As they crisscrossed Iowa in separate campaign stops, Obama seldom mentioned Clinton’s name, and Clinton avoided his. Yet it seemed the two were holding an argument with one another across an expanse of hundreds of miles.
At issue was the question of experience -- how important it is in a future president and what sort is most valuable. Clinton contends that Obama is too unseasoned to be trusted with the presidency, and Obama maintains that a Washington insider is not what the nation needs.
Even in her delivery, Clinton tries to underscore her point. At a late afternoon rally in Vinton, she talked about her “strength and experience,” hitting the last word with special emphasis.

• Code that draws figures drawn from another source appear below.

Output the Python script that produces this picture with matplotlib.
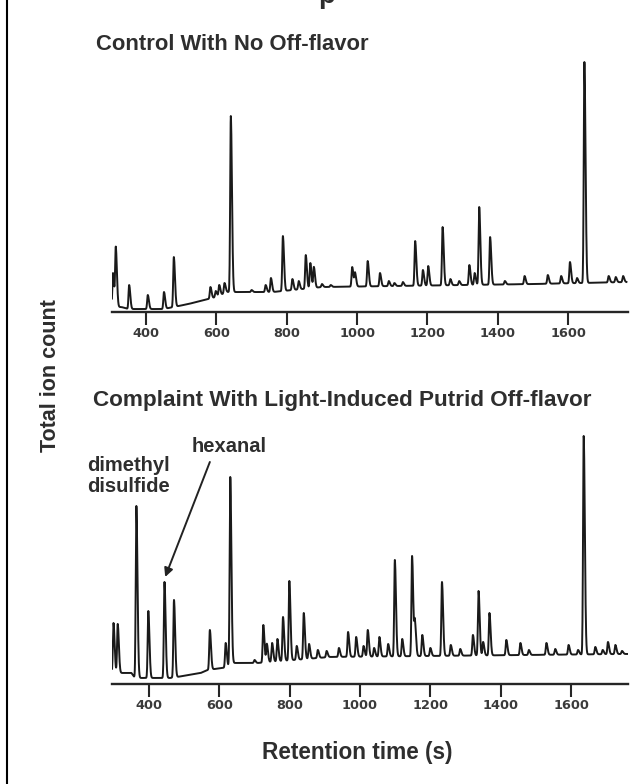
import numpy as np
import matplotlib.pyplot as plt
from matplotlib.lines import Line2D

plt.rcParams['font.family'] = ['Liberation Sans', 'DejaVu Sans']

# --- control sample: peak tops (retention time s, relative counts) ---
control_rt = [306, 314, 352, 405, 451, 479, 583, 598, 608, 623, 641, 700,
              740, 755, 789, 816, 834, 854, 867, 877, 900, 925, 986, 994,
              1030, 1065, 1090, 1106, 1130, 1165, 1187, 1202, 1243, 1265,
              1290, 1319, 1334, 1347, 1378, 1420, 1476, 1542, 1580, 1605,
              1625, 1646, 1715, 1735, 1756]
control_top = [39, 64, 27, 17, 20, 55, 25, 21, 27, 29, 196, 22,
               27, 34, 76, 33, 31, 57, 49, 45, 28, 27, 45, 39,
               51, 39, 31, 29, 30, 71, 42, 46, 85, 33,
               31, 47, 39, 105, 75, 31, 36, 37, 36, 50,
               34, 250, 36, 35, 36]
control_base_rt = [303, 330, 350, 450, 520, 600, 630, 760, 900, 1500, 1766]
control_base = [5, 5, 3, 3, 8, 15, 20, 20, 25, 28, 30]

# --- complaint sample (light-induced putrid off-flavor) ---
complaint_rt = [299, 311, 364, 398, 444, 471, 573, 618, 631, 700, 725, 735,
                750, 765, 781, 799, 820, 840, 855, 880, 905, 940, 966, 989,
                1010, 1022, 1040, 1055, 1080, 1099, 1120, 1148, 1156, 1177,
                1200, 1233, 1258, 1285, 1321, 1337, 1350, 1368, 1416, 1456,
                1480, 1530, 1555, 1593, 1620, 1636, 1669, 1690, 1705, 1726,
                1745]
complaint_top = [61, 60, 178, 73, 102, 84, 54, 41, 207, 24, 59, 40,
                 41, 45, 67, 103, 38, 71, 40, 34, 33, 36, 52, 47,
                 38, 54, 36, 47, 40, 124, 45, 128, 61, 49,
                 36, 102, 39, 35, 49, 93, 42, 71, 44, 41,
                 34, 41, 35, 39, 34, 248, 37, 34, 42, 39,
                 33]
complaint_base_rt = [295, 350, 360, 460, 480, 547, 567, 628, 640, 710, 915, 1760]
complaint_base = [11, 11, 6, 6, 7, 11, 14, 17, 21, 21, 27, 30]

xticks = [400, 600, 800, 1000, 1200, 1400, 1600]
ink = '#1a1a1a'
txt = '#2e2e2e'
W, H = 639, 784


def trace(rt, top, base_rt, base, t0, t1):
    t = np.arange(t0, t1, 0.5)
    b = np.interp(t, base_rt, base)
    y = b.copy()
    for r, h in zip(rt, top):
        amp = h - np.interp(r, base_rt, base)
        sig = np.where(t < r, 1.8, 3.2)  # slight tailing like GC peaks
        y += amp * np.exp(-0.5 * ((t - r) / sig) ** 2)
    return t, y


def panel(ax, t, y, xlim):
    ax.plot(t, y, color=ink, lw=1.4)
    ax.set_xlim(*xlim)
    ax.set_ylim(0, 260)
    for s in ['top', 'right', 'left']:
        ax.spines[s].set_visible(False)
    ax.spines['bottom'].set_linewidth(1.7)
    ax.spines['bottom'].set_color('#262626')
    ax.set_yticks([])
    ax.set_xticks(xticks)
    ax.set_xticklabels([str(v) for v in xticks], fontsize=9.3,
                       fontweight='bold', color='#3a3a3a',
                       family='DejaVu Sans')
    ax.tick_params(axis='x', direction='out', length=9, width=1.5,
                   color='#262626', pad=2)


fig = plt.figure(figsize=(W / 100, H / 100), dpi=100)

ax1 = fig.add_axes([0.1753, 0.602, 0.8075, 0.3316])
t1, y1 = trace(control_rt, control_top, control_base_rt, control_base, 303, 1766)
panel(ax1, t1, y1, (303.3, 1770))

ax2 = fig.add_axes([0.1753, 0.1276, 0.8075, 0.3316])
t2, y2 = trace(complaint_rt, complaint_top, complaint_base_rt, complaint_base, 295, 1760)
panel(ax2, t2, y2, (294.8, 1762))

fig.text(96 / W, 1 - 50 / H, 'Control With No Off-flavor', fontsize=15.8,
         fontweight='bold', color=txt, ha='left', va='baseline')
fig.text(93 / W, 1 - 406 / H, 'Complaint With Light-Induced Putrid Off-flavor',
         fontsize=16.2, fontweight='bold', color=txt, ha='left', va='baseline')

ax2.text(224, 208, 'dimethyl\ndisulfide', fontsize=14.5, fontweight='bold',
         color=txt, ha='left', va='center', linespacing=1.1, clip_on=False)
ax2.text(627, 237, 'hexanal', fontsize=14.5, fontweight='bold', color=txt,
         ha='center', va='center')
ax2.annotate('', xy=(446, 107), xytext=(573, 222), annotation_clip=False,
             arrowprops=dict(arrowstyle='-|>', color='#222222', lw=1.4,
                             shrinkA=0, shrinkB=0, mutation_scale=13))

fig.text(51 / W, 1 - 376 / H, 'Total ion count', rotation=90, fontsize=15.5,
         fontweight='bold', color=txt, ha='center', va='center')
fig.text(357 / W, 1 - 752 / H, 'Retention time (s)', fontsize=16.3,
         fontweight='bold', color=txt, ha='center', va='center')

# cut-off heading fragment at the top edge of the scan
fig.text(318 / W, 1 - 3 / H, 'p', fontsize=20, fontweight='bold', color=txt,
         ha='left', va='baseline')

# scan border on the left edge
fig.add_artist(Line2D([0.0117, 0.0117], [0, 1], color='black', lw=1.5))

fig.savefig('out.png', dpi=100)
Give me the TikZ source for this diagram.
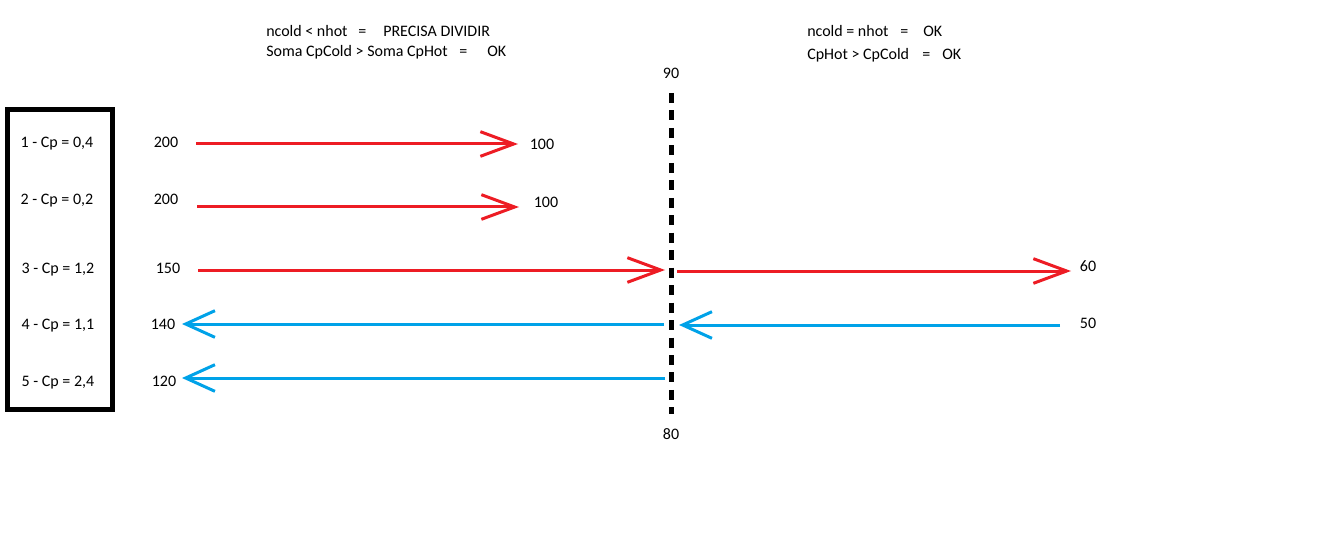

Obama sought to parry the charge by painting Clinton as part of a Washington establishment incapable of ushering in real change.
He also described his unorthodox biography as a plus: As a child he lived abroad, and he still has relatives in Kenya, he told an audience at one of his campaign stops.
“Probably the strongest experience I have in foreign relations is the fact that I spent four years living overseas when I was a child in southeast Asia,” said Obama, who lived in Indonesia from age 6 to age 10.
“So a lot of my knowledge about foreign affairs isn’t just what I studied in school. It’s not just the work that I do on Senate Foreign Relations [Committee]. It’s actually having the knowledge of how ordinary people in these other countries live,” he said.